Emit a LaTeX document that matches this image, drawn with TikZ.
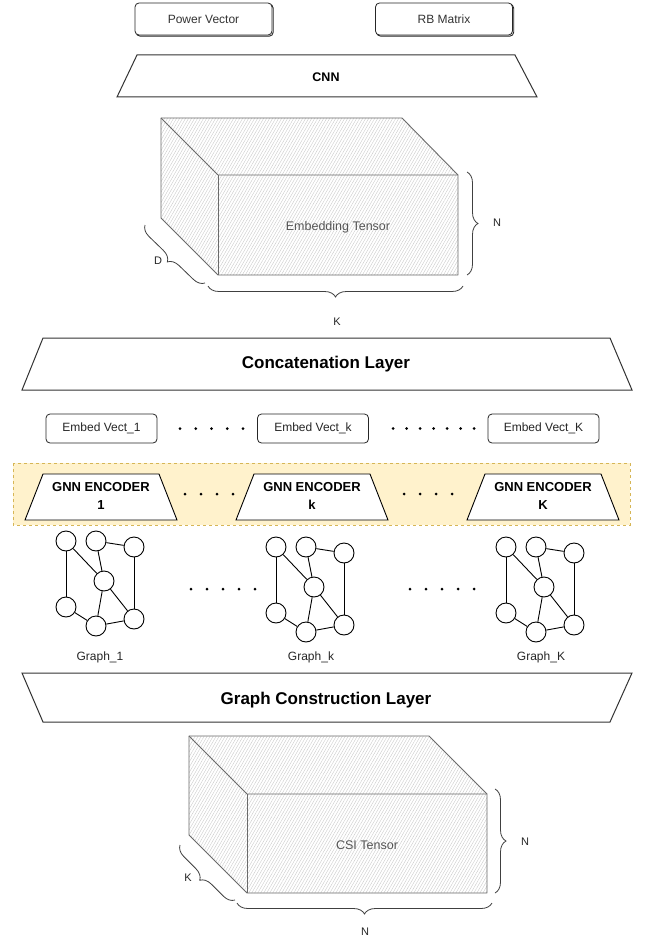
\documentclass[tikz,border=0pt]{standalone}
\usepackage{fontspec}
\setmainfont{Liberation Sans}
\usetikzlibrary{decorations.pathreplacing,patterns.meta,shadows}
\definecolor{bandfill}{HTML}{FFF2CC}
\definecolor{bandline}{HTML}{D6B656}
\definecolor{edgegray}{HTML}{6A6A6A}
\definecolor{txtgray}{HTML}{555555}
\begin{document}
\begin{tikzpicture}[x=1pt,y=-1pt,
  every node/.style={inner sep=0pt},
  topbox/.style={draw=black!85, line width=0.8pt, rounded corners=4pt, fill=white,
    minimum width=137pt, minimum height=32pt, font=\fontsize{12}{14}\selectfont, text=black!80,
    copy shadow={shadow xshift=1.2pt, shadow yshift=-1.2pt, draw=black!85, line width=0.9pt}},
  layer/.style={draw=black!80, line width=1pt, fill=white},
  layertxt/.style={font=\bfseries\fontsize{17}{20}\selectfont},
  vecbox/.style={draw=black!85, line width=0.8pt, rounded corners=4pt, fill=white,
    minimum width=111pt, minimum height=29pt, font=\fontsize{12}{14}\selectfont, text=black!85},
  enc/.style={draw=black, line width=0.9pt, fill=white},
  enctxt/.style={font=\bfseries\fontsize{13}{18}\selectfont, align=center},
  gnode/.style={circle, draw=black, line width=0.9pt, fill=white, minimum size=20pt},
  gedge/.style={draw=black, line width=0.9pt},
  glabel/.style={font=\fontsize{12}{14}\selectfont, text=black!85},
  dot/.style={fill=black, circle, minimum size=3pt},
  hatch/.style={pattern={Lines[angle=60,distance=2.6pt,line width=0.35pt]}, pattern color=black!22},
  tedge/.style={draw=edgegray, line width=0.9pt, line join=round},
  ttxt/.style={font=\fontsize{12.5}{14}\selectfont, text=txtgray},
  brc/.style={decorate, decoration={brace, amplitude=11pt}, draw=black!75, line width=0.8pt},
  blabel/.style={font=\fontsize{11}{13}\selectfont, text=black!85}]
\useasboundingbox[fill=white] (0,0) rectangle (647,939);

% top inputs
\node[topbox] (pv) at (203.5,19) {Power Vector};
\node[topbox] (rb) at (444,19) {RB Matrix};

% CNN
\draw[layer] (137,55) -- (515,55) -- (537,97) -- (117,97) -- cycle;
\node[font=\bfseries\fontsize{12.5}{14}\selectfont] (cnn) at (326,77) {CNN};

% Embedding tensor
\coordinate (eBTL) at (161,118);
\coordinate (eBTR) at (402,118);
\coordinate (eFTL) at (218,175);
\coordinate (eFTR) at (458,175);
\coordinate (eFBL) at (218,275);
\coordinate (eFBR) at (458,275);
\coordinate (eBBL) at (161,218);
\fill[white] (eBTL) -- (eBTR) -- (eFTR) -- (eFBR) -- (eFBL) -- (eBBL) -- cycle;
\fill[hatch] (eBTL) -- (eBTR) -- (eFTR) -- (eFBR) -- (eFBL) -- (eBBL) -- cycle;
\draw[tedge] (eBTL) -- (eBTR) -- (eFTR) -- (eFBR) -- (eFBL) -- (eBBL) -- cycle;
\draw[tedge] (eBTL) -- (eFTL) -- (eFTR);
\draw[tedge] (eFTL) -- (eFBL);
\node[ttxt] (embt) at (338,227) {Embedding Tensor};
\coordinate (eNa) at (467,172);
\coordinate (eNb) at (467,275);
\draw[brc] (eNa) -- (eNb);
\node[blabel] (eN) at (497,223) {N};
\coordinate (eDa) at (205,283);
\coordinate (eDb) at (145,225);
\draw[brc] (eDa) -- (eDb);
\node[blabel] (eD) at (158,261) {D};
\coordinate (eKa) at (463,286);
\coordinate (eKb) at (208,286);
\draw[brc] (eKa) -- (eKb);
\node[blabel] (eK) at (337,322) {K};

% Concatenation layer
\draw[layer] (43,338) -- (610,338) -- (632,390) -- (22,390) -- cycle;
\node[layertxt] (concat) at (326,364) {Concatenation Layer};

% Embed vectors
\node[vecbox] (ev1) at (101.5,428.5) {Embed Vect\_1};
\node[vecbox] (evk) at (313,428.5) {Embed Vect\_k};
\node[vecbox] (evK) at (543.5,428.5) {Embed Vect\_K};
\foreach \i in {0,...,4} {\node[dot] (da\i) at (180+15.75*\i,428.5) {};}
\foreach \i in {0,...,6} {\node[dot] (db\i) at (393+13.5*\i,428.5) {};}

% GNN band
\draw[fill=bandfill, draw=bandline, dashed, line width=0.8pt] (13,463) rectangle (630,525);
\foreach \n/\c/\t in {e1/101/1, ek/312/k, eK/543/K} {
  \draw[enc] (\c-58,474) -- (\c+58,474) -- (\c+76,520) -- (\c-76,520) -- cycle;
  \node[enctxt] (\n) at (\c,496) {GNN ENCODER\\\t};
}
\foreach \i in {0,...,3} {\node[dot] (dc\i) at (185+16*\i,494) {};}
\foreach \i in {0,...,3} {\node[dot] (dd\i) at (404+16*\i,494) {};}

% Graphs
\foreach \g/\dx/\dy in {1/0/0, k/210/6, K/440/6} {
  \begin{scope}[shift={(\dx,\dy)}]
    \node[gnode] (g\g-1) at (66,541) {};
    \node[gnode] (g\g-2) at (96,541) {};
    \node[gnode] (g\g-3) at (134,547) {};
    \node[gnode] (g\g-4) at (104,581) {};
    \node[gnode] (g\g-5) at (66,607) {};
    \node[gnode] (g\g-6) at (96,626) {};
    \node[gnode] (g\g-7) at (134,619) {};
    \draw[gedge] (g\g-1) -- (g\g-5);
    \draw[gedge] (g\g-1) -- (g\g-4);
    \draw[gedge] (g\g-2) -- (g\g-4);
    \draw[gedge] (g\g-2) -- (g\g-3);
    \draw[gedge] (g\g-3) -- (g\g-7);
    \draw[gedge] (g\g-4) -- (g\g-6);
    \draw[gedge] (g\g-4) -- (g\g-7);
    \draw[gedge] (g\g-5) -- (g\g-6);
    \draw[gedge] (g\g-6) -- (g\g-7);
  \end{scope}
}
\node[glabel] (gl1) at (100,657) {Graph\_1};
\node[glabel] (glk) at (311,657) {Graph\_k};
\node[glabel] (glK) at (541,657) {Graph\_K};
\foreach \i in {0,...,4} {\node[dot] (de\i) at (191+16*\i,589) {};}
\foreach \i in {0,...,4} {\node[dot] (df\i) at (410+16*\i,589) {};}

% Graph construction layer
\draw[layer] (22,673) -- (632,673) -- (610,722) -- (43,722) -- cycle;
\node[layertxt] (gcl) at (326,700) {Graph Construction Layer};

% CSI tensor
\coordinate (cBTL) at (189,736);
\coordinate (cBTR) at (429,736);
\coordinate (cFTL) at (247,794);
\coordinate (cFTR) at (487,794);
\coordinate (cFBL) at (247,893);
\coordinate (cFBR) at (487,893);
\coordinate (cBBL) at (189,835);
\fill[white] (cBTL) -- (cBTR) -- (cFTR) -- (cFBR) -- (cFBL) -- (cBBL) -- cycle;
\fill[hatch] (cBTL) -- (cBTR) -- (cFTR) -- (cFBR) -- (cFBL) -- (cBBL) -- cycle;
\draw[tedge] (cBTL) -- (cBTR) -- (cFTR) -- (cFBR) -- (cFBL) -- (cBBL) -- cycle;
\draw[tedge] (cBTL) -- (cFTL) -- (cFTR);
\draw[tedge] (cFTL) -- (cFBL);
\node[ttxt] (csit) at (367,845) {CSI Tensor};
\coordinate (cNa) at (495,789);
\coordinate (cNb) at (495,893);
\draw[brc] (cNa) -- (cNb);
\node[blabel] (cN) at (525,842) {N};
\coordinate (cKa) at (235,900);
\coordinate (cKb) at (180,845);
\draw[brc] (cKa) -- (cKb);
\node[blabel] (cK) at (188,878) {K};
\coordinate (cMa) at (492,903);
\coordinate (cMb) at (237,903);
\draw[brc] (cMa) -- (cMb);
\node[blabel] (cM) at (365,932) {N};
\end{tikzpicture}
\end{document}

=====

▶ **Goal**
Up to and including the line containing "(rb) at (444,19)", repeat every line from the start of the data, but none of the pictures.

▶ **Output below**
Emit a LaTeX document that matches this image, drawn with TikZ.
\documentclass[tikz,border=0pt]{standalone}
\usepackage{fontspec}
\setmainfont{Liberation Sans}
\usetikzlibrary{decorations.pathreplacing,patterns.meta,shadows}
\definecolor{bandfill}{HTML}{FFF2CC}
\definecolor{bandline}{HTML}{D6B656}
\definecolor{edgegray}{HTML}{6A6A6A}
\definecolor{txtgray}{HTML}{555555}
\begin{document}
\begin{tikzpicture}[x=1pt,y=-1pt,
  every node/.style={inner sep=0pt},
  topbox/.style={draw=black!85, line width=0.8pt, rounded corners=4pt, fill=white,
    minimum width=137pt, minimum height=32pt, font=\fontsize{12}{14}\selectfont, text=black!80,
    copy shadow={shadow xshift=1.2pt, shadow yshift=-1.2pt, draw=black!85, line width=0.9pt}},
  layer/.style={draw=black!80, line width=1pt, fill=white},
  layertxt/.style={font=\bfseries\fontsize{17}{20}\selectfont},
  vecbox/.style={draw=black!85, line width=0.8pt, rounded corners=4pt, fill=white,
    minimum width=111pt, minimum height=29pt, font=\fontsize{12}{14}\selectfont, text=black!85},
  enc/.style={draw=black, line width=0.9pt, fill=white},
  enctxt/.style={font=\bfseries\fontsize{13}{18}\selectfont, align=center},
  gnode/.style={circle, draw=black, line width=0.9pt, fill=white, minimum size=20pt},
  gedge/.style={draw=black, line width=0.9pt},
  glabel/.style={font=\fontsize{12}{14}\selectfont, text=black!85},
  dot/.style={fill=black, circle, minimum size=3pt},
  hatch/.style={pattern={Lines[angle=60,distance=2.6pt,line width=0.35pt]}, pattern color=black!22},
  tedge/.style={draw=edgegray, line width=0.9pt, line join=round},
  ttxt/.style={font=\fontsize{12.5}{14}\selectfont, text=txtgray},
  brc/.style={decorate, decoration={brace, amplitude=11pt}, draw=black!75, line width=0.8pt},
  blabel/.style={font=\fontsize{11}{13}\selectfont, text=black!85}]
\useasboundingbox[fill=white] (0,0) rectangle (647,939);

% top inputs
\node[topbox] (pv) at (203.5,19) {Power Vector};
\node[topbox] (rb) at (444,19) {RB Matrix};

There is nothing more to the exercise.